I always enjoy the opportunity to attend the annual Chef of the Year Dinner of the Wine & Food Society of New South Wales. Not only does the evening showcase the food of last year’s Chef of the Year but, as might be expected, a lot of thought goes into matching the food with the wine.

One of the most interesting pairings was the filet de porc a la creme de sauge with a 2002 Damillano Barolo and a 2007 S. C. Pannell Nebbiolo. The deliciously succulent roasted pork fillets in a light sage flavoured cream sauce worked beautifully with the nebbiolo offerings. But while the Damillano displayed some nice savoury notes and had more body than its pale colour would have suggested, the aromatic and delicately fruit-flavoured S.C. Pannell Nebbiolo 2007 was the winning wine of the pair.

Granted, the 2002 vintage was a shocker in Piedmont – the Northern Italian home of Barolo. Rain and hail decimated the crops and many of the top producers made no wine at all that year. No surprise then that the S.C. Pannell Nebbiolo stood out in comparison, although I’m sure this elegant, medium bodied nebbiolo would also look good against more worthy counterparts. In fact, British wine critic Matthew Jukes offered the following assessment of how the wine fared in another taste test: “Served blind, against three top Barolos and another extremely expensive rival Aussie Nebbiolo, this wine trounced the lot of them with its devastating truffle and blackberrry aromas and finely judged, refreshing tannins.” (S.C. Pannell website)

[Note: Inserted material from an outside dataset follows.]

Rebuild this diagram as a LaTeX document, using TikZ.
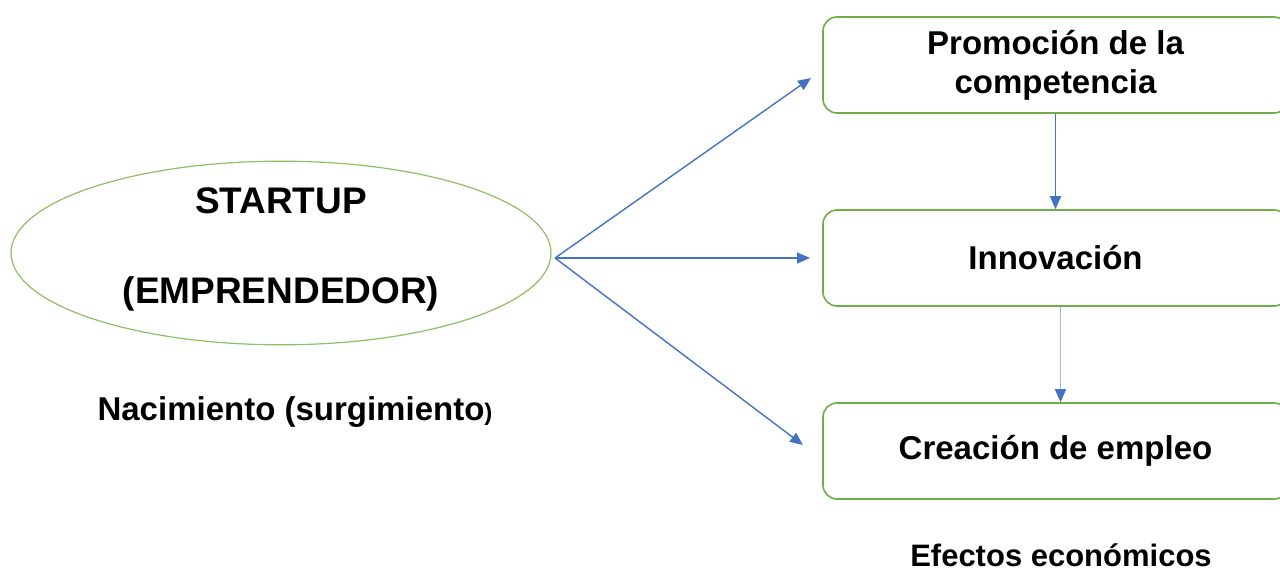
\documentclass[tikz,border=0pt]{standalone}
\usepackage{fontspec}
\setmainfont{Liberation Sans}
\usetikzlibrary{shapes.geometric,arrows.meta}
\definecolor{boxgreen}{HTML}{70AD47}
\definecolor{ellgreen}{HTML}{8DC065}
\definecolor{arrblue}{HTML}{4472C4}
\definecolor{paleblue}{HTML}{A3BCE6}
\begin{document}
\begin{tikzpicture}[x=1pt,y=-1pt,
  effect/.style={draw=boxgreen,line width=1.6pt,rounded corners=14pt,
    minimum width=465pt,minimum height=96pt,inner sep=0pt,
    font=\bfseries\fontsize{33}{39}\selectfont,align=center},
  flow/.style={draw=arrblue,line width=1.4pt,-{Triangle[length=13pt,width=11pt]}},
  caption/.style={font=\bfseries\fontsize{33}{38}\selectfont,anchor=base}]
  \useasboundingbox (0,0) rectangle (1280,570);
  \begin{scope}
  \clip (0,0) rectangle (1280,570);
  % emprendedor
  \node[ellipse,draw=ellgreen,line width=1.2pt,minimum width=540pt,minimum height=180pt,
        inner sep=0pt,text depth=14pt,align=center,font=\bfseries\fontsize{37}{90}\selectfont]
        (startup) at (281,253) {STARTUP\\(EMPRENDEDOR)};
  \node[caption] (birth) at (295,420) {Nacimiento (surgimiento{\fontsize{24}{28}\selectfont)}};
  % effects
  \node[effect] (comp) at (1055.5,65) {\rule{0pt}{4pt}Promoción de la\\competencia};
  \node[effect] (innov) at (1055.5,258) {Innovación};
  \node[effect] (empleo) at (1055.5,451) {Creación de empleo};
  \node[caption,font=\bfseries\fontsize{31}{36}\selectfont] (efectos) at (1061,566) {Efectos económicos};
  % arrows from the startup
  \coordinate (src) at (555,258);
  \coordinate (t1) at (811,78);
  \coordinate (t2) at (810,258);
  \coordinate (t3) at (803,445);
  \draw[flow] (src) -- (t1);
  \draw[flow] (src) -- (t2);
  \draw[flow] (src) -- (t3);
  % chain between effects
  \draw[flow] (comp.south) -- (innov.north);
  \draw[draw=paleblue,line width=1.4pt,-{Triangle[length=13pt,width=11pt,color=arrblue]}]
    ([xshift=5pt]innov.south) -- ([xshift=5pt]empleo.north);
  \end{scope}
\end{tikzpicture}
\end{document}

The 2007 vintage is Steve Pannell’s third release of the wine. It is a blend of five different clones from Gumeracha in the Adelaide Hills. It was hand harvested, crushed and vinified for 20 days in small open top fermenters, with no additions other than yeast added for fermentation. The wine was pressed and aged in large old oak barrels for 24 months before bottling.

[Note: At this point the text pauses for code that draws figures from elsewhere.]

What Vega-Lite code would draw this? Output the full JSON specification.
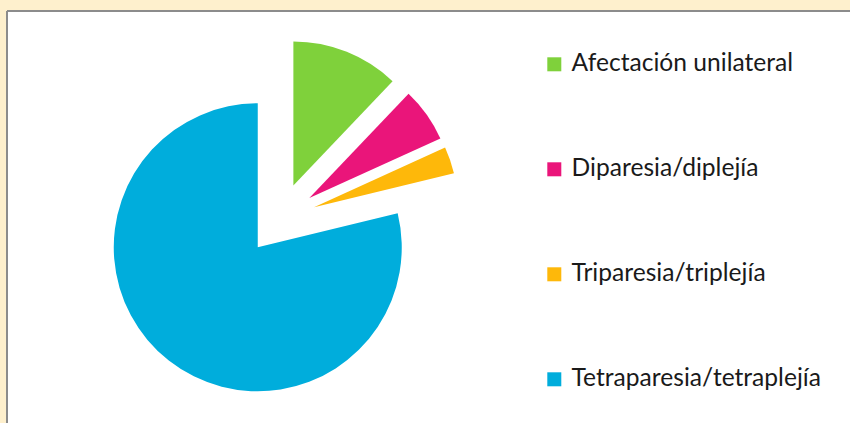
{
  "$schema": "https://vega.github.io/schema/vega-lite/v6.json",
  "width": 843,
  "height": 412,
  "autosize": {"type": "none"},
  "padding": {"left": 7, "top": 11, "right": 0, "bottom": 0},
  "background": "#FEF0CD",
  "config": {"view": {"fill": "white", "stroke": "#8C8C8C", "strokeWidth": 2, "strokeDash": [843, 1255, 412, 0]}},
  "view": {"fill": "white", "stroke": "#8C8C8C", "strokeWidth": 2, "strokeDash": [843, 1255, 412, 0]},
  "data": {"values": [
    {"categoria": "Afectación unilateral", "porcentaje": 12.1, "orden": 1},
    {"categoria": "Diparesia/diplejía", "porcentaje": 6.1, "orden": 2},
    {"categoria": "Triparesia/triplejía", "porcentaje": 3.0, "orden": 3},
    {"categoria": "Tetraparesia/tetraplejía", "porcentaje": 78.8, "orden": 4}
  ]},
  "layer": [
    {
      "mark": {
        "type": "arc",
        "outerRadius": 144,
        "x": 273,
        "y": 208,
        "xOffset": {"expr": "36*sin(scale('theta', (datum.porcentaje_start + datum.porcentaje_end)/2))"},
        "yOffset": {"expr": "-36*cos(scale('theta', (datum.porcentaje_start + datum.porcentaje_end)/2))"}
      },
      "encoding": {
        "theta": {"field": "porcentaje", "type": "quantitative", "stack": true},
        "order": {"field": "orden", "type": "quantitative"},
        "color": {
          "field": "categoria",
          "type": "nominal",
          "scale": {
            "domain": ["Afectación unilateral", "Diparesia/diplejía", "Triparesia/triplejía", "Tetraparesia/tetraplejía"],
            "range": ["#7FD13B", "#EA157A", "#FEB80A", "#00ADDC"]
          },
          "legend": {
            "orient": "none",
            "legendX": 535,
            "legendY": 41,
            "title": null,
            "symbolType": "square",
            "symbolSize": 196,
            "symbolStrokeWidth": 0,
            "labelFont": "Lato",
            "labelFontSize": 24.6,
            "labelColor": "#1A1A1A",
            "labelOffset": 5,
            "rowPadding": 80,
            "labelLimit": 400
          }
        }
      }
    }
  ]
}
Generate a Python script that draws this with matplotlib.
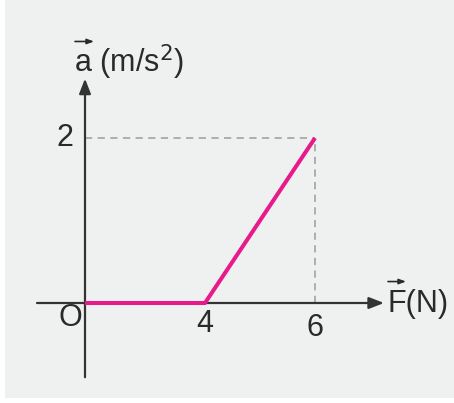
import numpy as np
import matplotlib.pyplot as plt
from matplotlib.patches import Rectangle

plt.rcParams['font.family'] = ['Liberation Sans', 'DejaVu Sans']

# 数据：a-F 图像
F = [0, 4, 6]
a = [0, 0, 2]
xticks = [4, 6]
xtick_labels = ['4', '6']
yticks = [2]
ytick_labels = ['2']

# 原图横轴不按比例：0-4 每单位较窄，4-6 每单位较宽
def fwd(x):
    x = np.asarray(x, dtype=float)
    return np.where(x <= 4, 30 * x, 120 + 55 * (x - 4))

def inv(u):
    u = np.asarray(u, dtype=float)
    return np.where(u <= 120, u / 30, 4 + (u - 120) / 55)

def px(u):
    return float(inv(u))

W, H = 454, 403
fig = plt.figure(figsize=(W / 100, H / 100), dpi=100, facecolor='white')
fig.patches.append(Rectangle((5 / W, 5 / H), 1 - 5 / W, 1 - 5 / H,
                             transform=fig.transFigure, facecolor='#eff1f0',
                             edgecolor='none', zorder=-5))
ax = fig.add_axes([0, 0, 1, 1])
ax.set_xscale('function', functions=(fwd, inv))
ax.set_xlim(px(-85), px(369))
ax.set_ylim(-100 / 82.5, 303 / 82.5)
ax.axis('off')
ax.patch.set_alpha(0)

axc = '#333333'
tc = '#2a2a2a'
# 坐标轴
ax.annotate('', xy=(px(299), 0), xytext=(px(-48), 0),
            arrowprops=dict(arrowstyle='-|>,head_length=0.9,head_width=0.35',
                            color=axc, lw=1.6, shrinkA=0, shrinkB=0))
ax.annotate('', xy=(0, 2.72), xytext=(0, -0.9),
            arrowprops=dict(arrowstyle='-|>,head_length=0.9,head_width=0.35',
                            color=axc, lw=1.6, shrinkA=0, shrinkB=0))

# 虚线
ax.plot([0, F[2]], [a[2], a[2]], ls=(0, (4, 3)), color='#a8a8a8', lw=1.3)
ax.plot([F[2], F[2]], [0, a[2]], ls=(0, (4, 3)), color='#a8a8a8', lw=1.3)

# 图线
ax.plot(F, a, color='#e8198b', lw=2.9, solid_capstyle='butt', zorder=5)

fs = 22
ax.text(xticks[0], -0.25, xtick_labels[0], ha='center', va='center', fontsize=fs, color=tc)
ax.text(xticks[1], -0.30, xtick_labels[1], ha='center', va='center', fontsize=fs, color=tc)
ax.text(px(-20), yticks[0], ytick_labels[0], ha='center', va='center', fontsize=fs, color=tc)
ax.text(px(-15), -0.18, 'O', ha='center', va='center', fontsize=fs, color=tc)

ax.text(px(-11), 2.80, r'a (m/s$^2$)', ha='left', va='baseline',
        fontsize=fs, color=tc)
ax.text(px(302), -0.01, 'F(N)', ha='left', va='center', fontsize=fs, color=tc)

# 矢量箭头
ax.annotate('', xy=(px(9), 3.17), xytext=(px(-10), 3.17),
            arrowprops=dict(arrowstyle='-|>,head_length=0.4,head_width=0.15',
                            color=tc, lw=1.2, shrinkA=0, shrinkB=0))
ax.annotate('', xy=(px(321), 0.26), xytext=(px(303), 0.26),
            arrowprops=dict(arrowstyle='-|>,head_length=0.4,head_width=0.15',
                            color=tc, lw=1.2, shrinkA=0, shrinkB=0))

fig.savefig('out.png', dpi=100, facecolor=fig.get_facecolor())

The wine already has a string of notable awards under its belt. It took out three trophies at the Alternative Wine Show in Mildura in 2010: Best Italian varietal, Best Red Wine and Best Wine of the Show.

The firm, dry tannins will soften with age and with careful cellaring, the wine will continue to evolve over the next 7 to 10 years. Based on the success of the S.C. Pannell Nebbiolo 2007 , the future looks bright for Australian nebbiolo!